This summer while on vacation, I had the pleasure of reading Robert Cialdini’s excellent book Influence: The Psychology of Persuasion, which I can’t recommend highly enough. In the opening chapter, “The Weapons of Influence,” Cialdini discussed an interesting psychology experiment that reminded me of a recent post Amy Beth wrote about her vacation. She talked about the importance of explaining why people should comply with your requests, but Cialdini’s explanation helped me understand the value of that practice even better.
The experiment went like this: Experimenters approached people waiting in line for a copy machine. In the first round of the experiment, they asked “Excuse me, I have five pages. May I use the Xerox machine, because I’m in a rush?” Ninety-four percent of people granted their request when it was coupled with an explanation (“I’m in a rush”).
In the second round, they eliminated the reason and simply asked “Excuse me, I have five pages. May I use the Xerox machine?” In those cases, only 60% of people let them cut in line, a significant drop.
In the third and final round of the experiment, they asked “Excuse me, I have five pages. May I use the Xerox machine, because I have copies?” They reinserted the trigger word “Because,” but instead of following it with a legitimate reason, they said something pointless and obvious. Of course they have copies; why else would they want to use the copy machine? Logic would tell us that this method wouldn’t be any more effective that the second request, but surprisingly, 93% of people said “Yes.”
The experiment indicates that we have an automatic response to the word “Because.” We assume that it will be followed by a genuine reason, and—apparently—we often go along with requests just because it’s there.
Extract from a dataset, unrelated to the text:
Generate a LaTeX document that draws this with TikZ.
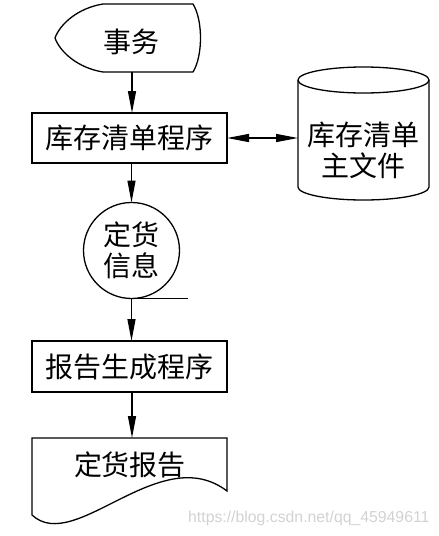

I don’t condone manipulating people with nonsensical or worthless reasons, but I agree with Amy Beth that following up a request or suggestion to customers, employees or co-workers with authentic reasons is a great practice.
A few days after I returned from my vacation, I visited my mom at a local hospital, where she was recovering from a successful knee surgery. As I rode in the elevator and read the above sign, I thought “Hey, they must have read Cialdini’s book too!” I don’t know if that’s really the case, but regardless, I suspect that their explanation for why their elevator doors close so slowly probably is very effective for calming anxious hospital visitors who wouldn’t otherwise be inclined to patience.
In what situations have you found that offering a reason has been effective?